§ Items:
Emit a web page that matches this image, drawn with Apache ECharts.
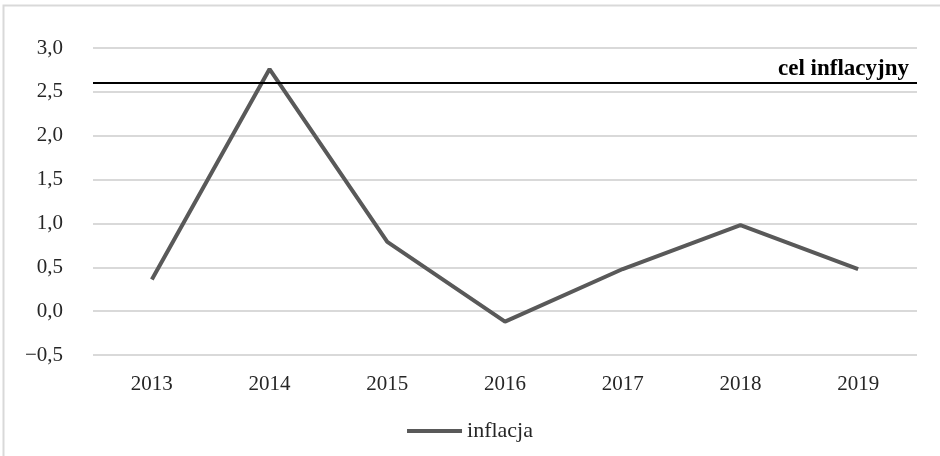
<!DOCTYPE html>
<html>
<head>
<meta charset="utf-8">
<script src="https://cdn.jsdelivr.net/npm/echarts@6/dist/echarts.min.js"></script>
<style>
  html, body { margin: 0; padding: 0; background: #fff; }
  #chart { width: 940px; height: 456px; }
</style>
</head>
<body>
<div id="chart"></div>
<script>
const years = ['2013', '2014', '2015', '2016', '2017', '2018', '2019']
const inflacja = [0.36, 2.76, 0.79, -0.12, 0.48, 0.98, 0.48]
const celInflacyjny = 2.6

const font = '"Liberation Serif", "DejaVu Serif", serif'
const chart = echarts.init(document.getElementById('chart'))

chart.setOption({
  animation: false,
  textStyle: { fontFamily: font },
  graphic: [{
    type: 'rect',
    shape: { x: 3.5, y: 5.5, width: 1000, height: 1000 },
    style: { fill: 'none', stroke: '#d9d9d9', lineWidth: 2 },
    silent: true,
  }],
  grid: { left: 93, right: 23, top: 48, bottom: 101 },
  legend: {
    bottom: 9,
    left: 'center',
    itemWidth: 55,
    itemHeight: 4,
    itemGap: 10,
    textStyle: { color: '#262626', fontSize: 22, fontFamily: font },
    data: [{ name: 'inflacja', icon: 'rect' }],
  },
  xAxis: {
    type: 'category',
    data: years,
    axisLine: { show: false },
    axisTick: { show: false },
    axisLabel: { color: '#262626', fontSize: 21, margin: 19, fontFamily: font },
  },
  yAxis: {
    type: 'value',
    min: -0.5,
    max: 3,
    interval: 0.5,
    axisLine: { show: false },
    axisTick: { show: false },
    splitLine: { lineStyle: { color: '#d9d9d9', width: 2 } },
    axisLabel: {
      color: '#262626',
      fontSize: 21,
      margin: 30,
      fontFamily: font,
      formatter: v => v.toFixed(1).replace('.', ',').replace('-', '\u2212'),
    },
  },
  series: [{
    name: 'inflacja',
    type: 'line',
    data: inflacja,
    symbol: 'none',
    itemStyle: { color: '#595959' },
    lineStyle: { color: '#595959', width: 4 },
    markLine: {
      silent: true,
      symbol: 'none',
      data: [{ yAxis: celInflacyjny }],
      lineStyle: { color: '#000', width: 2, type: 'solid' },
      label: {
        position: 'insideEndTop',
        formatter: 'cel inflacyjny',
        color: '#000',
        fontWeight: 'bold',
        fontSize: 23,
        fontFamily: font,
        distance: [8, 3],
      },
    },
  }],
})
</script>
</body>
</html>
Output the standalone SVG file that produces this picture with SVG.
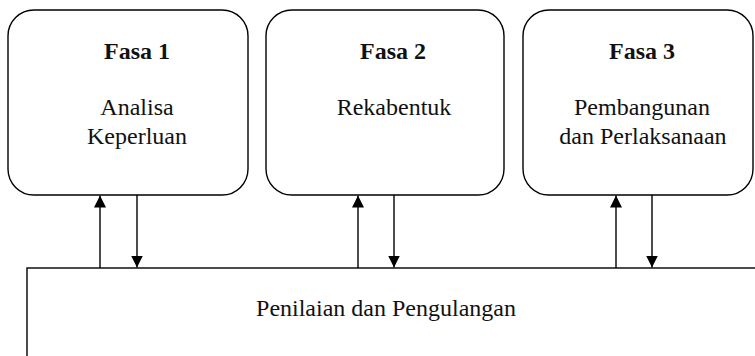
<svg xmlns="http://www.w3.org/2000/svg" width="755" height="356" viewBox="0 0 755 356">
<style>
.box{fill:#fff;stroke:#000;stroke-width:1.4}
.t{font-size:24px;fill:#111;text-anchor:middle}
.b{font-weight:bold;font-size:24px}
.c{stroke:#000;stroke-width:1.4;fill:none}
</style>
<defs>
<marker id="ah" viewBox="0 0 12 12" refX="12" refY="6" markerWidth="12" markerHeight="12" markerUnits="userSpaceOnUse" orient="auto">
<path d="M0,0 L12,6 L0,12 Z" fill="#000"/>
</marker>
</defs>
<g font-family="Liberation Serif, DejaVu Serif, serif">
<g id="fasa1">
<rect class="box" x="8" y="10" width="240" height="185" rx="26"/>
<text class="t b" x="137" y="59">Fasa 1</text>
<text class="t" x="137" y="115">Analisa</text>
<text class="t" x="137" y="144">Keperluan</text>
</g>
<g id="fasa2">
<rect class="box" x="266" y="10" width="238" height="185" rx="26"/>
<text class="t b" x="393" y="59">Fasa 2</text>
<text class="t" x="394" y="115">Rekabentuk</text>
</g>
<g id="fasa3">
<rect class="box" x="523" y="10" width="230" height="185" rx="26"/>
<text class="t b" x="642" y="59">Fasa 3</text>
<text class="t" x="642" y="115">Pembangunan</text>
<text class="t" x="643" y="144">dan Perlaksanaan</text>
</g>
<g id="penilaian">
<rect class="box" x="27" y="268" width="740" height="100"/>
<text class="t" x="386" y="316">Penilaian dan Pengulangan</text>
</g>
</g>
<g id="connectors">
<line class="c" x1="100" y1="268" x2="100" y2="195.5" marker-end="url(#ah)"/>
<line class="c" x1="137" y1="195" x2="137" y2="267.5" marker-end="url(#ah)"/>
<line class="c" x1="358" y1="268" x2="358" y2="195.5" marker-end="url(#ah)"/>
<line class="c" x1="394" y1="195" x2="394" y2="267.5" marker-end="url(#ah)"/>
<line class="c" x1="616" y1="268" x2="616" y2="195.5" marker-end="url(#ah)"/>
<line class="c" x1="652" y1="195" x2="652" y2="267.5" marker-end="url(#ah)"/>
</g>
</svg>
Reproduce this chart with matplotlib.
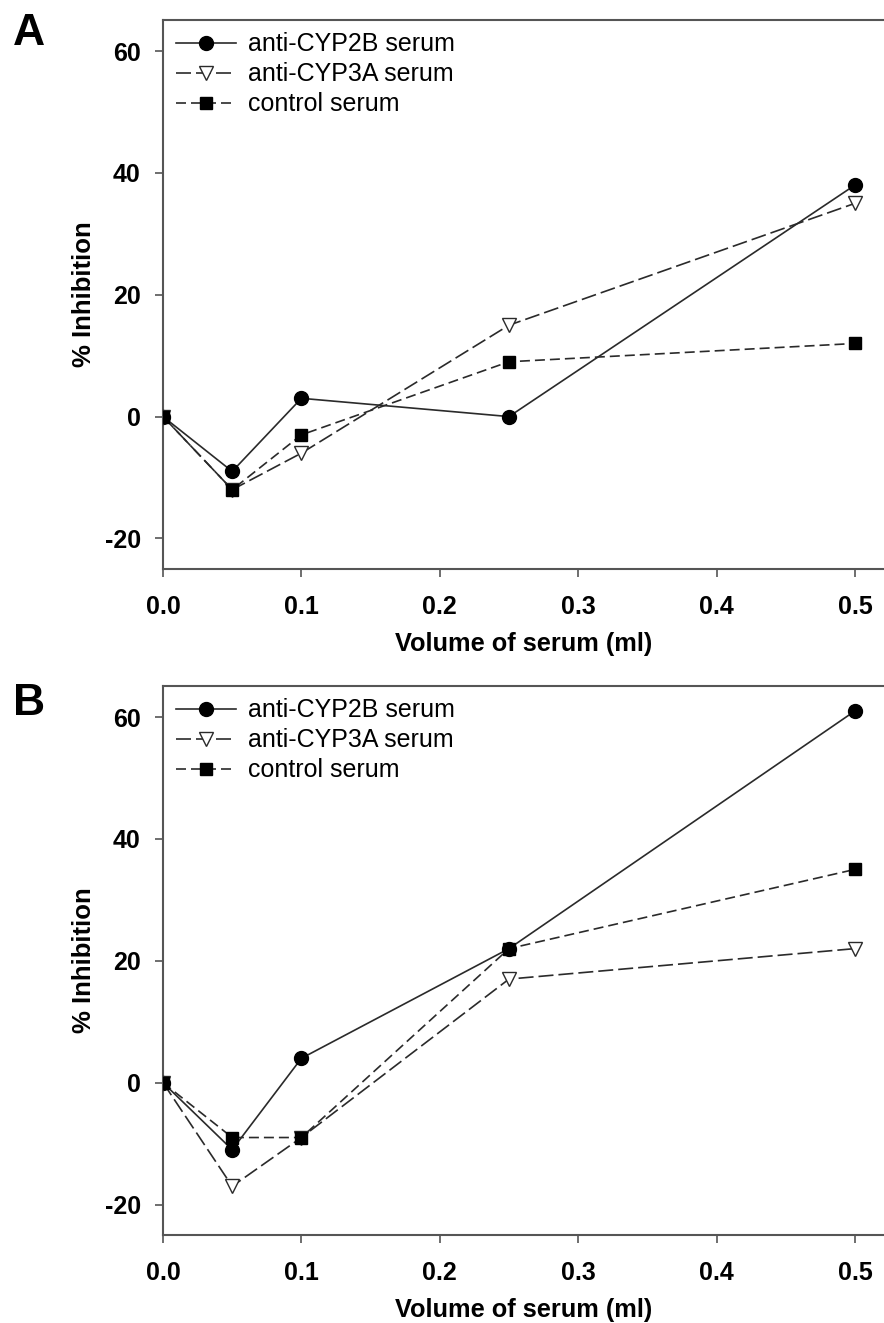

§ Aim:
Reproduce each record from above exactly; pictures do not belong in the copy.

§ Task output:
Emit a web page that matches this image, drawn with Apache ECharts.
<!DOCTYPE html>
<html>
<head>
<meta charset="utf-8">
<script src="https://cdn.jsdelivr.net/npm/echarts@6/dist/echarts.min.js"></script>
<style>
  html, body { margin: 0; padding: 0; background: #fff; }
  #chart { width: 940px; height: 456px; }
</style>
</head>
<body>
<div id="chart"></div>
<script>
const years = ['2013', '2014', '2015', '2016', '2017', '2018', '2019']
const inflacja = [0.36, 2.76, 0.79, -0.12, 0.48, 0.98, 0.48]
const celInflacyjny = 2.6

const font = '"Liberation Serif", "DejaVu Serif", serif'
const chart = echarts.init(document.getElementById('chart'))

chart.setOption({
  animation: false,
  textStyle: { fontFamily: font },
  graphic: [{
    type: 'rect',
    shape: { x: 3.5, y: 5.5, width: 1000, height: 1000 },
    style: { fill: 'none', stroke: '#d9d9d9', lineWidth: 2 },
    silent: true,
  }],
  grid: { left: 93, right: 23, top: 48, bottom: 101 },
  legend: {
    bottom: 9,
    left: 'center',
    itemWidth: 55,
    itemHeight: 4,
    itemGap: 10,
    textStyle: { color: '#262626', fontSize: 22, fontFamily: font },
    data: [{ name: 'inflacja', icon: 'rect' }],
  },
  xAxis: {
    type: 'category',
    data: years,
    axisLine: { show: false },
    axisTick: { show: false },
    axisLabel: { color: '#262626', fontSize: 21, margin: 19, fontFamily: font },
  },
  yAxis: {
    type: 'value',
    min: -0.5,
    max: 3,
    interval: 0.5,
    axisLine: { show: false },
    axisTick: { show: false },
    splitLine: { lineStyle: { color: '#d9d9d9', width: 2 } },
    axisLabel: {
      color: '#262626',
      fontSize: 21,
      margin: 30,
      fontFamily: font,
      formatter: v => v.toFixed(1).replace('.', ',').replace('-', '\u2212'),
    },
  },
  series: [{
    name: 'inflacja',
    type: 'line',
    data: inflacja,
    symbol: 'none',
    itemStyle: { color: '#595959' },
    lineStyle: { color: '#595959', width: 4 },
    markLine: {
      silent: true,
      symbol: 'none',
      data: [{ yAxis: celInflacyjny }],
      lineStyle: { color: '#000', width: 2, type: 'solid' },
      label: {
        position: 'insideEndTop',
        formatter: 'cel inflacyjny',
        color: '#000',
        fontWeight: 'bold',
        fontSize: 23,
        fontFamily: font,
        distance: [8, 3],
      },
    },
  }],
})
</script>
</body>
</html>
Output the standalone SVG file that produces this picture with SVG.
<svg xmlns="http://www.w3.org/2000/svg" width="755" height="356" viewBox="0 0 755 356">
<style>
.box{fill:#fff;stroke:#000;stroke-width:1.4}
.t{font-size:24px;fill:#111;text-anchor:middle}
.b{font-weight:bold;font-size:24px}
.c{stroke:#000;stroke-width:1.4;fill:none}
</style>
<defs>
<marker id="ah" viewBox="0 0 12 12" refX="12" refY="6" markerWidth="12" markerHeight="12" markerUnits="userSpaceOnUse" orient="auto">
<path d="M0,0 L12,6 L0,12 Z" fill="#000"/>
</marker>
</defs>
<g font-family="Liberation Serif, DejaVu Serif, serif">
<g id="fasa1">
<rect class="box" x="8" y="10" width="240" height="185" rx="26"/>
<text class="t b" x="137" y="59">Fasa 1</text>
<text class="t" x="137" y="115">Analisa</text>
<text class="t" x="137" y="144">Keperluan</text>
</g>
<g id="fasa2">
<rect class="box" x="266" y="10" width="238" height="185" rx="26"/>
<text class="t b" x="393" y="59">Fasa 2</text>
<text class="t" x="394" y="115">Rekabentuk</text>
</g>
<g id="fasa3">
<rect class="box" x="523" y="10" width="230" height="185" rx="26"/>
<text class="t b" x="642" y="59">Fasa 3</text>
<text class="t" x="642" y="115">Pembangunan</text>
<text class="t" x="643" y="144">dan Perlaksanaan</text>
</g>
<g id="penilaian">
<rect class="box" x="27" y="268" width="740" height="100"/>
<text class="t" x="386" y="316">Penilaian dan Pengulangan</text>
</g>
</g>
<g id="connectors">
<line class="c" x1="100" y1="268" x2="100" y2="195.5" marker-end="url(#ah)"/>
<line class="c" x1="137" y1="195" x2="137" y2="267.5" marker-end="url(#ah)"/>
<line class="c" x1="358" y1="268" x2="358" y2="195.5" marker-end="url(#ah)"/>
<line class="c" x1="394" y1="195" x2="394" y2="267.5" marker-end="url(#ah)"/>
<line class="c" x1="616" y1="268" x2="616" y2="195.5" marker-end="url(#ah)"/>
<line class="c" x1="652" y1="195" x2="652" y2="267.5" marker-end="url(#ah)"/>
</g>
</svg>
Reproduce this chart with matplotlib.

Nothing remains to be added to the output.